Instruction: Leave the pictures out. Retype exactly the lines below from the one containing "Give me the TikZ source for this diagram." through the one containing "(hsmix) at (416,274);", and no others.

Material for this exercise:
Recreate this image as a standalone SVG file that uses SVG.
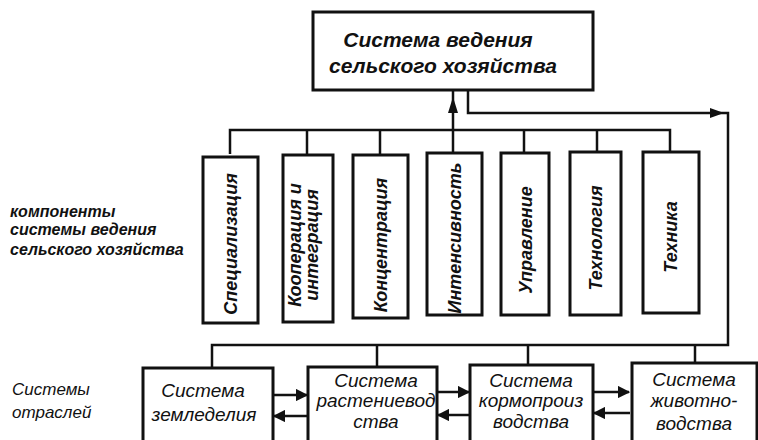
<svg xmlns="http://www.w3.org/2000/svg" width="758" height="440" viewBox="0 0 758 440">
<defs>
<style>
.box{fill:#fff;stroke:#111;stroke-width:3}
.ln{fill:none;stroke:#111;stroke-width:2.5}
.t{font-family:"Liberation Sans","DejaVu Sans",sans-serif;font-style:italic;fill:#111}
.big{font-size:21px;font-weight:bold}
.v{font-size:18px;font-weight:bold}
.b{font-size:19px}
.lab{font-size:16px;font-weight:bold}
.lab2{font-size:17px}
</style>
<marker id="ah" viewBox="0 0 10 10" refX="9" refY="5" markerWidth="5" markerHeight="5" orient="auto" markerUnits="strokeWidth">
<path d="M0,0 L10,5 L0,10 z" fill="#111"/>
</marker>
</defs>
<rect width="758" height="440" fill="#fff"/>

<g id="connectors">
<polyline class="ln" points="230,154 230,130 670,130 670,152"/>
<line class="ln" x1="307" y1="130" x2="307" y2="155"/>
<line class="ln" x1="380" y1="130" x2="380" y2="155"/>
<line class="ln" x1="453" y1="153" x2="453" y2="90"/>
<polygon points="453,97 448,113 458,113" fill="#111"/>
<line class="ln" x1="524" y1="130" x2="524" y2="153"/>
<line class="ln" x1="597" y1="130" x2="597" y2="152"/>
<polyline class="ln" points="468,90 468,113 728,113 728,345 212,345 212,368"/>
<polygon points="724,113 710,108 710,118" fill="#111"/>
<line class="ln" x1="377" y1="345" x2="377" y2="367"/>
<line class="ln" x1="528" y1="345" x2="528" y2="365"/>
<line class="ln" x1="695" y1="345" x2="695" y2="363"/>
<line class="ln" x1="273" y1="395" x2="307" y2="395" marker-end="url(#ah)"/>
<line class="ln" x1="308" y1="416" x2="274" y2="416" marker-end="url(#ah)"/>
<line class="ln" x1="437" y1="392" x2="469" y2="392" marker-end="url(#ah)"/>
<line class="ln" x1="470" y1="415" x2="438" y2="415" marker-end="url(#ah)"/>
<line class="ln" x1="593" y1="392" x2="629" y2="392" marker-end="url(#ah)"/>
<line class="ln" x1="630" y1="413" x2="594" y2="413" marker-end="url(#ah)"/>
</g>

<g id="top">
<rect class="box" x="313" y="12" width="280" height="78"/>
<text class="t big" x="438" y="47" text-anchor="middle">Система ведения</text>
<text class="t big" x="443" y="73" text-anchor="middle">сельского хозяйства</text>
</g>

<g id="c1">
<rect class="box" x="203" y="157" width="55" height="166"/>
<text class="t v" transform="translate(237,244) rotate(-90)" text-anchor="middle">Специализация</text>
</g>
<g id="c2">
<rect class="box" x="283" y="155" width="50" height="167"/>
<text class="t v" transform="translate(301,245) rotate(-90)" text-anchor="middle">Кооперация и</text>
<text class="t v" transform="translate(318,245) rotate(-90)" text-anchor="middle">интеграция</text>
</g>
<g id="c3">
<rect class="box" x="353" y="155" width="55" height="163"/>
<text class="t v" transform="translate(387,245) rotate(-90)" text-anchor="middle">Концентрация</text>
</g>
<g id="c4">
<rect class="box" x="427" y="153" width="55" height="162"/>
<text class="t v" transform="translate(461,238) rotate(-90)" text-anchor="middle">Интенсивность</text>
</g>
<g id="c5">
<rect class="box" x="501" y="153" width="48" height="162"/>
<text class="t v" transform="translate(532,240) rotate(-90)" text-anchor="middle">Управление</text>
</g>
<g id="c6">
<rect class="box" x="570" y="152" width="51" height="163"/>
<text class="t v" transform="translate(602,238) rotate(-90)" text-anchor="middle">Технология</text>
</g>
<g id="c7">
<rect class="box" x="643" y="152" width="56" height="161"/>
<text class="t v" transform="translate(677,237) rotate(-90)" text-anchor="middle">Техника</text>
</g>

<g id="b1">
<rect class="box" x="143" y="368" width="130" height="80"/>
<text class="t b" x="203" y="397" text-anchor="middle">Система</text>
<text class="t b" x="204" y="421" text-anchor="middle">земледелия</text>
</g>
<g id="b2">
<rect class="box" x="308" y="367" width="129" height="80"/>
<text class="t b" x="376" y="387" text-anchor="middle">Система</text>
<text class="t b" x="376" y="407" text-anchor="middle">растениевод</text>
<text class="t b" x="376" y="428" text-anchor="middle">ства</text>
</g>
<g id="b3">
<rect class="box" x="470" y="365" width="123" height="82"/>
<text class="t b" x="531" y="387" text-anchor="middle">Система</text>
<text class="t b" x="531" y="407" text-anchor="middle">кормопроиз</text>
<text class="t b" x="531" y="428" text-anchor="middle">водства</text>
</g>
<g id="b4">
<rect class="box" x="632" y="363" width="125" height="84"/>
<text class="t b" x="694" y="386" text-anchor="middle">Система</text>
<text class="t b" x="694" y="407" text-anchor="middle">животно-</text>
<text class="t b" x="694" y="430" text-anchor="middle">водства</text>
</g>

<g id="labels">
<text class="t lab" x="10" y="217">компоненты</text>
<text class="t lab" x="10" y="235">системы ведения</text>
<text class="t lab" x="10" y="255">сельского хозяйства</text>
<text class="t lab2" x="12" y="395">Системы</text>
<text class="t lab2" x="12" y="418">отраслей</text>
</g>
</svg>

* * *

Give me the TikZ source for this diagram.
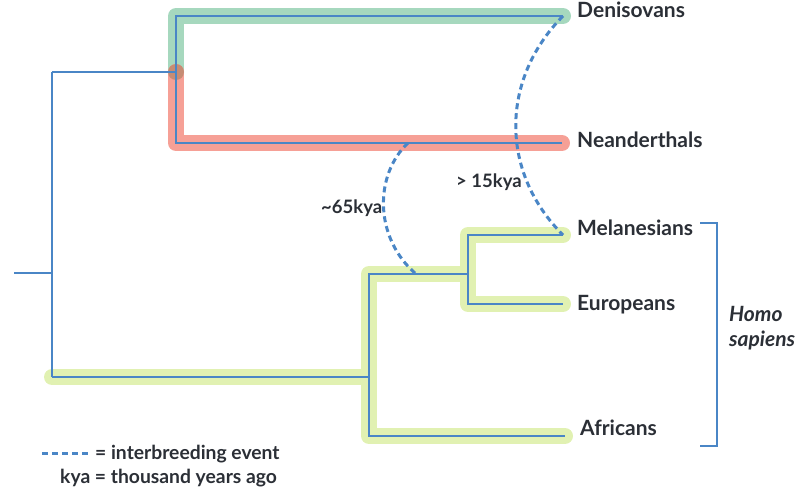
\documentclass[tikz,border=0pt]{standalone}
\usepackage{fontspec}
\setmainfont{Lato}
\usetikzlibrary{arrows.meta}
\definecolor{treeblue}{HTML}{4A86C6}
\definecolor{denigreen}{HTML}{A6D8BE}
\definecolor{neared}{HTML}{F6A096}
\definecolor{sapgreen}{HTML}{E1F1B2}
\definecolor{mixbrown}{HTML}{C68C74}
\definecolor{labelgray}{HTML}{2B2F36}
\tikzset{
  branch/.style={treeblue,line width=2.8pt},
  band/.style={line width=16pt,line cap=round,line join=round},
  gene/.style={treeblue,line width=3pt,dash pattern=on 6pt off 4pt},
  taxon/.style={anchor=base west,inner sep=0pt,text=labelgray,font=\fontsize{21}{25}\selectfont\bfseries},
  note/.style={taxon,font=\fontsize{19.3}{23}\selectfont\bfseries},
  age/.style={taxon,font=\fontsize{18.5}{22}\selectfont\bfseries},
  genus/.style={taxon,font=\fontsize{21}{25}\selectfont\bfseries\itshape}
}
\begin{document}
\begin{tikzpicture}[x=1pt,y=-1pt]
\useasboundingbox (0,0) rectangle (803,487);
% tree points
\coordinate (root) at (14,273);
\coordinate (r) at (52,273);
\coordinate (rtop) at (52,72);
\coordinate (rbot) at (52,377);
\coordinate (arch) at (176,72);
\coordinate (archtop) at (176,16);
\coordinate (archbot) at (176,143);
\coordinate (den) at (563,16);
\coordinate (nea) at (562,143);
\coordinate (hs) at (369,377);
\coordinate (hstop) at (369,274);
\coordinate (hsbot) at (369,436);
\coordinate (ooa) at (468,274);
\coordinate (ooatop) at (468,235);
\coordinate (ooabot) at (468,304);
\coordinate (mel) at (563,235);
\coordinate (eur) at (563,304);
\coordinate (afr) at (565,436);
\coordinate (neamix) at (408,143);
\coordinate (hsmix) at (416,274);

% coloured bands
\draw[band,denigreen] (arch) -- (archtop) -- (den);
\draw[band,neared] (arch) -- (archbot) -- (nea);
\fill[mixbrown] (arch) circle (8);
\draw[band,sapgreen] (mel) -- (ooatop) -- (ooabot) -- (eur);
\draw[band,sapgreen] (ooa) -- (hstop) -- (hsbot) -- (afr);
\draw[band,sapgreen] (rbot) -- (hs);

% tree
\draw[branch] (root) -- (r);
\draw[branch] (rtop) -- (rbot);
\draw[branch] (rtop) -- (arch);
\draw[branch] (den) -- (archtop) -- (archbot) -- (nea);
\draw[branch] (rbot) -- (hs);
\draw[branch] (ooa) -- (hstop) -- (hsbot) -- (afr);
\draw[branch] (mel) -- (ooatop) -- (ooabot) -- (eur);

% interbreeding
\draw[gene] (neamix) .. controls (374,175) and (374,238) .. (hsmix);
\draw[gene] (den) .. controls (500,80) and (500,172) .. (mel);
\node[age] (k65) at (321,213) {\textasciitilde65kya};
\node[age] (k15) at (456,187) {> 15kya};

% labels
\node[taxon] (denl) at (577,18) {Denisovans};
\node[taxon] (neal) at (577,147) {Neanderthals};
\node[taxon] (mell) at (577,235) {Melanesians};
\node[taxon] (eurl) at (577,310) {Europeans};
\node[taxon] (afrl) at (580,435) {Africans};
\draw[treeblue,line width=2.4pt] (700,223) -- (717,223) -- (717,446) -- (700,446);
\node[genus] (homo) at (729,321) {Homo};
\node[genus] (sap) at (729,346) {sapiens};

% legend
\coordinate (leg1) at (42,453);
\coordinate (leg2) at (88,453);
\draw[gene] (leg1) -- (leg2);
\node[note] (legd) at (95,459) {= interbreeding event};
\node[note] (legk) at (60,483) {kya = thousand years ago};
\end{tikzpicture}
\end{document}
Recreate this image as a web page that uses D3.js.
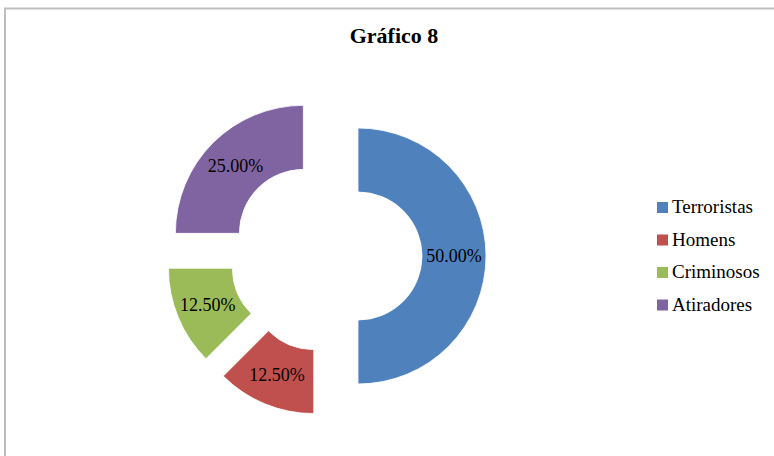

Reply:
Give me the TikZ source for this diagram.
\documentclass[tikz,border=0pt]{standalone}
\usepackage{fontspec}
\setmainfont{Lato}
\usetikzlibrary{arrows.meta}
\definecolor{treeblue}{HTML}{4A86C6}
\definecolor{denigreen}{HTML}{A6D8BE}
\definecolor{neared}{HTML}{F6A096}
\definecolor{sapgreen}{HTML}{E1F1B2}
\definecolor{mixbrown}{HTML}{C68C74}
\definecolor{labelgray}{HTML}{2B2F36}
\tikzset{
  branch/.style={treeblue,line width=2.8pt},
  band/.style={line width=16pt,line cap=round,line join=round},
  gene/.style={treeblue,line width=3pt,dash pattern=on 6pt off 4pt},
  taxon/.style={anchor=base west,inner sep=0pt,text=labelgray,font=\fontsize{21}{25}\selectfont\bfseries},
  note/.style={taxon,font=\fontsize{19.3}{23}\selectfont\bfseries},
  age/.style={taxon,font=\fontsize{18.5}{22}\selectfont\bfseries},
  genus/.style={taxon,font=\fontsize{21}{25}\selectfont\bfseries\itshape}
}
\begin{document}
\begin{tikzpicture}[x=1pt,y=-1pt]
\useasboundingbox (0,0) rectangle (803,487);
% tree points
\coordinate (root) at (14,273);
\coordinate (r) at (52,273);
\coordinate (rtop) at (52,72);
\coordinate (rbot) at (52,377);
\coordinate (arch) at (176,72);
\coordinate (archtop) at (176,16);
\coordinate (archbot) at (176,143);
\coordinate (den) at (563,16);
\coordinate (nea) at (562,143);
\coordinate (hs) at (369,377);
\coordinate (hstop) at (369,274);
\coordinate (hsbot) at (369,436);
\coordinate (ooa) at (468,274);
\coordinate (ooatop) at (468,235);
\coordinate (ooabot) at (468,304);
\coordinate (mel) at (563,235);
\coordinate (eur) at (563,304);
\coordinate (afr) at (565,436);
\coordinate (neamix) at (408,143);
\coordinate (hsmix) at (416,274);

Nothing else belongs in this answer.